In [2]:
docs = {
    1: "short video recommendation system",
    2: "video search ranking",
    3: "recommendation ranking model",
}

In [3]:
from collections import defaultdict
from typing import Dict, List, Set


class SearchIndex:
    """
    同时维护：
    1. 正排索引（Forward Index）：doc_id -> term list
    2. 倒排索引（Inverted Index）：term -> set(doc_id)
    """

    def __init__(self):
        self.forward_index: Dict[int, List[str]] = {}
        self.inverted_index: Dict[str, Set[int]] = defaultdict(set)

    def build(self, docs: Dict[int, str]):
        """
        构建正排 + 倒排
        """
        for doc_id, text in docs.items():
            terms = text.split()

            # 正排
            self.forward_index[doc_id] = terms

            # 倒排
            for term in terms:
                self.inverted_index[term].add(doc_id)

    # =========================
    # 查询相关方法
    # =========================

    def search_and(self, query: str) -> Set[int]:
        """
        AND 查询
        """
        terms = query.split()
        if not terms:
            return set()

        result = self.inverted_index.get(terms[0], set()).copy()
        for term in terms[1:]:
            result &= self.inverted_index.get(term, set())

        return result

    def search_or(self, query: str) -> Set[int]:
        """
        OR 查询
        """
        result = set()
        for term in query.split():
            result |= self.inverted_index.get(term, set())
        return result

    # =========================
    # Debug / 展示
    # =========================

    def print_forward(self):
        print("Forward Index:")
        for doc_id, terms in self.forward_index.items():
            print(f"{doc_id} -> {terms}")

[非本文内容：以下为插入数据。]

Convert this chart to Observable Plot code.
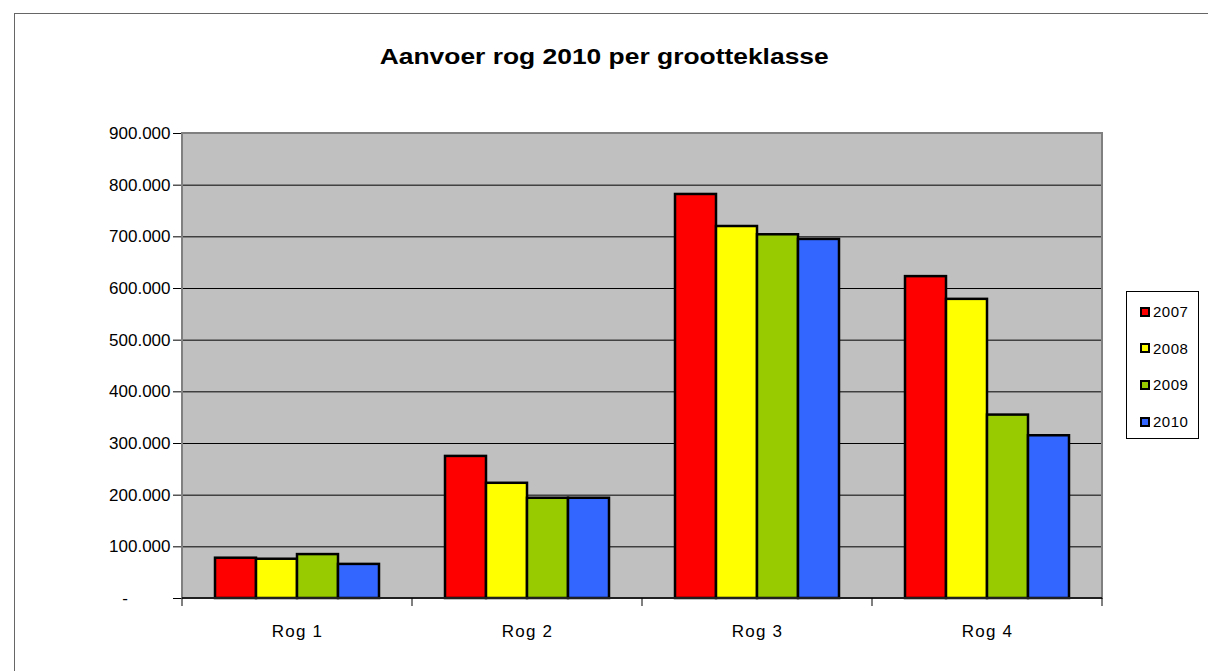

    def print_inverted(self):
        print("Inverted Index:")
        for term, doc_ids in self.inverted_index.items():
            print(f"{term} -> {doc_ids}")

In [4]:
if __name__ == "__main__":
    docs = {
        1: "short video recommendation system",
        2: "video search ranking",
        3: "recommendation ranking model",
    }

    index = SearchIndex()
    index.build(docs)

    index.print_forward()
    print()
    index.print_inverted()

    print("\nAND Query:", index.search_and("video ranking"))
    print("OR Query:", index.search_or("video recommendation"))

Forward Index:
1 -> ['short', 'video', 'recommendation', 'system']
2 -> ['video', 'search', 'ranking']
3 -> ['recommendation', 'ranking', 'model']

Inverted Index:
short -> {1}
video -> {1, 2}
recommendation -> {1, 3}
system -> {1}
search -> {2}
ranking -> {2, 3}
model -> {3}

AND Query: {2}
OR Query: {1, 2, 3}